Chronique ouvrière

Le dépôt d’une main courante n’interrompt pas la prescription disciplinaire

mercredi 21 août 2013 par Pascal MOUSSY
Conseil d’État le 27 juin 2013.pdf

Il résulte des dispositions de l’article L. 1332-4 (ancien article L. 122-44) du Code du travail qu’« aucun fait fautif ne peut donner lieu à lui seul à l’engagement de poursuites disciplinaires au-delà d’un délai de deux mois à compter du jour où l’employeur en a eu connaissance, à moins que ce fait ait donné lieu dans le même délai à l’exercice de poursuites pénales ».

Ces règles concernant la prescription en matière disciplinaire ont bien sûr vocation à jouer à l’occasion de la procédure de licenciement pour faute du salarié protégé.

Par un arrêt du 8 juin 1990 (n° 76102 ; Rec. 154), le Conseil d’Etat a souligné que la prescription ne peut trouver à s’appliquer lorsque des poursuites pénales ont été exercées avant l’expiration du délai de deux mois.

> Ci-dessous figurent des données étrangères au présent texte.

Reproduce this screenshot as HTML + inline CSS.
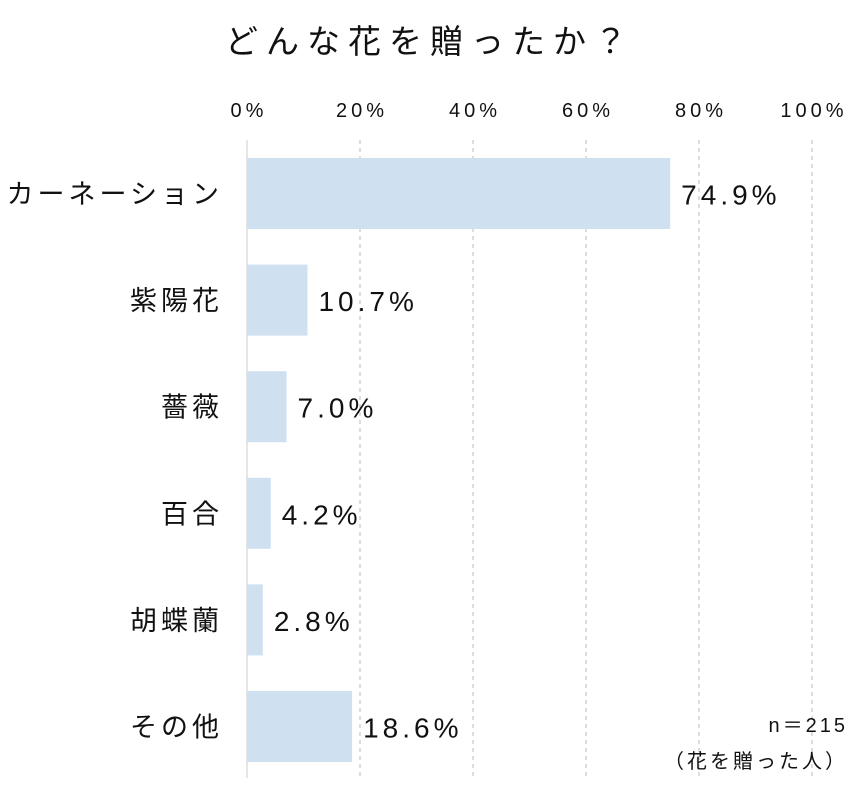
<!DOCTYPE html>
<html><head><meta charset="utf-8"><style>
body{margin:0;background:#fff;}
svg text{font-family:"Liberation Sans","Noto Sans CJK JP",sans-serif;fill:#111;}
</style></head><body>
<svg id="chart" width="854" height="794" xmlns="http://www.w3.org/2000/svg">
<text x="430" y="53" font-size="33" text-anchor="middle" letter-spacing="8">どんな花を贈ったか？</text>
<g id="grid"></g><g id="bars"></g>
<text x="848" y="732" font-size="20" text-anchor="end" letter-spacing="3">n＝215</text>
<text x="848" y="768" font-size="20" text-anchor="end" letter-spacing="3">（花を贈った人）</text>
</svg>
<script>
const categories=["カーネーション","紫陽花","薔薇","百合","胡蝶蘭","その他"];
const values=[74.9,10.7,7.0,4.2,2.8,18.6];
const ticks=[0,20,40,60,80,100];
const NS="http://www.w3.org/2000/svg";
const x0=247,pxPer=5.65,top0=158,step=106.6,bh=71;
const xs=v=>x0+v*pxPer;
const grid=document.getElementById('grid'),bars=document.getElementById('bars');
function mk(t,a,p){const e=document.createElementNS(NS,t);for(const k in a)e.setAttribute(k,a[k]);p.appendChild(e);return e;}
ticks.forEach(t=>{
 const l=mk('line',{x1:xs(t),x2:xs(t),y1:140,y2:778,stroke:t===0?'#ccc':'#bbb','stroke-dasharray':t===0?'':'4,4','stroke-width':1},grid);
 
 
 const tx=mk('text',{x:xs(t)+2,y:117,'font-size':20,'text-anchor':'middle','letter-spacing':4},grid);
 tx.textContent=t+'%';
 
 
});
categories.forEach((c,i)=>{
 const y=top0+i*step;
 const r=mk('rect',{x:x0,y:y,width:xs(values[i])-x0,height:bh,fill:'#cfe0f1'},bars);
 
 
 const lb=mk('text',{x:223,y:y+bh/2+10,'font-size':27,'text-anchor':'end','letter-spacing':4},bars);
 lb.textContent=c;
 
 
 const v=mk('text',{x:xs(values[i])+11,y:y+bh/2+11,'font-size':28,'letter-spacing':4},bars);
 v.textContent=values[i].toFixed(1)+'%';
 
 
});
</script>
</body></html>
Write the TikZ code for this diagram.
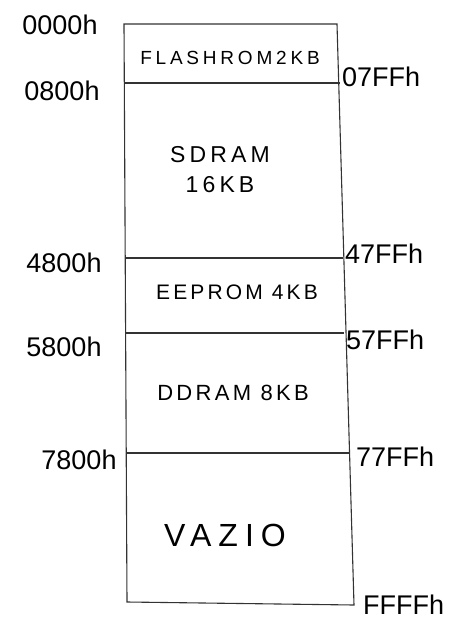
\documentclass[tikz,border=0pt]{standalone}
\usepackage{fontspec}
\setmainfont{Liberation Sans}
\begin{document}
\begin{tikzpicture}
[
	x=1pt,y=-1pt,
	addr/.style={font=\fontsize{27}{29}\selectfont,inner sep=1pt},
	region/.style={align=center},
	memline/.style={line width=1.1pt,black!80}
]
	\useasboundingbox (0,0) rectangle (461,641);

	% block edges
	\coordinate (l0) at (124,24);   \coordinate (r0) at (337,24);
	\coordinate (l1) at (124,83);   \coordinate (r1) at (340,83);
	\coordinate (l2) at (125,258);  \coordinate (r2) at (343,258);
	\coordinate (l3) at (125,333);  \coordinate (r3) at (344,333);
	\coordinate (l4) at (126,453);  \coordinate (r4) at (350,453);
	\coordinate (l5) at (127,602);  \coordinate (r5) at (354,605);

	\draw[memline] (l0) -- (r0) -- (r5) -- (l5) -- cycle;
	\draw[memline] (l1) -- (r1);
	\draw[memline] (l2) -- (r2);
	\draw[memline] (l3) -- (r3);
	\draw[memline] (l4) -- (r4);

	% regions
	\node[region,font=\fontsize{19}{24}\selectfont\addfontfeature{LetterSpace=20}] (flash) at (230,58) {FLASHROM2KB};
	\node[region,font=\fontsize{23}{30}\selectfont\addfontfeature{LetterSpace=18}] (sdram) at (220,170) {SDRAM\\16KB};
	\node[region,font=\fontsize{21}{26}\selectfont\addfontfeature{LetterSpace=15}] (eeprom) at (237,292) {EEPROM 4KB};
	\node[region,font=\fontsize{22}{26}\selectfont\addfontfeature{LetterSpace=15}] (ddram) at (233,393) {DDRAM 8KB};
	\node[region,font=\fontsize{32}{36}\selectfont\addfontfeature{LetterSpace=22}] (vazio) at (225,535) {VAZIO};

	% start addresses
	\node[addr] (s0) at (60,25) {0000h};
	\node[addr] (s1) at (62,91) {0800h};
	\node[addr] (s2) at (64,263) {4800h};
	\node[addr] (s3) at (64,347) {5800h};
	\node[addr] (s4) at (79,460) {7800h};

	% end addresses
	\node[addr,anchor=west] (e1) at (341,77) {07FFh};
	\node[addr,anchor=west] (e2) at (344,254) {47FFh};
	\node[addr,anchor=west] (e3) at (345,340) {57FFh};
	\node[addr,anchor=west] (e4) at (355,457) {77FFh};
	\node[addr,anchor=west] (e5) at (362,605) {FFFFh};

\end{tikzpicture}
\end{document}
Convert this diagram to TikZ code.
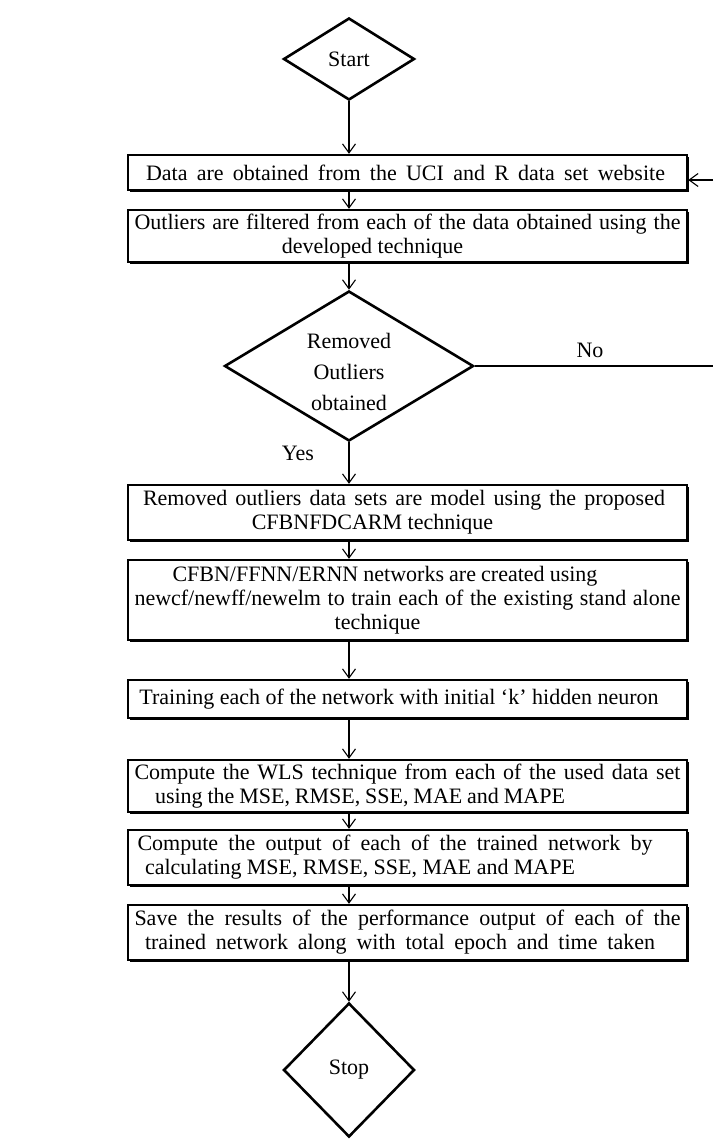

L’acte de poursuite qui interrompt la prescription, c’est celui qui met en mouvement l’action publique. Il peut émaner du Ministère public ou de la partie lésée, par une délivrance d’une citation directe ou par une constitution de partie civile devant la juridiction d’instruction (voir, à ce sujet, G. STEFANI, G. LEVASSEUR, Procédure pénale, 16e éd., Dalloz, 1996, 140 et s ; F. DESPORTES, L. LAZERGES-COUSQUER, Traité de procédure pénale, Economica, 2009, 623 et s.).

Par son arrêt du 27 juin 2013, le Conseil d’Etat précise que le dépôt d’une main-courante ne saurait être assimilé au déclenchement de l’action publique.

La direction de l’hôtel avait eu connaissance en octobre 2004 de l’embauche, sur la base de documents administratifs falsifiés, d’une salariée étrangère dépourvue de titre de travail par la gouvernante générale de l’hôtel, par ailleurs déléguée du personnel et représentante du personnel au comité d’entreprise. Elle avait engagé une procédure de licenciement à l’encontre de la gouvernante générale qui ne s’était pas montrée assez suspicieuse le 25 juillet 2005… Ce qui était un peu tard, si l’on prend en compte le délai de deux mois voulu par la loi.

L’employeur entendait convaincre qu’il n’avait pas confondu vitesse et précipitation en faisant valoir qu’il avait déposé une main courante dès le 6 octobre 2004 et qu’il avait ainsi interrompu le délai de prescription.

« Faire une déclaration de main-courante, c’est faire consigner des faits sans déposer plainte. C’est une simple déclaration  » (http://vosdroits.service-public.fr/F11182.xhtml).

Le dépôt d’une main courante ne saurait dès lors être sérieusement assimilé à la plainte avec constitution de partie civile qui met en mouvement l’action publique.

Le Conseil d’Etat n’a pu que valider l’arrêt de la cour administrative d’appel qui avait jugé que le dépôt de la main courante et le déclenchement d’une enquête préliminaire ne pouvaient être regardées comme constituant l’exercice de poursuites pénales au sens des dispositions de l’article L. 122-44 du Code du travail et qui en avait déduit, en l’absence de tout acte mettant en mouvement l’action publique dans le délai de deux mois prévu par ce même article, qu’à la date du 25 juillet 2005 à laquelle une procédure de licenciement avait été engagée à l’encontre de la gouvernante générale mise en cause, les faits reprochés à cette dernière étaient prescrits.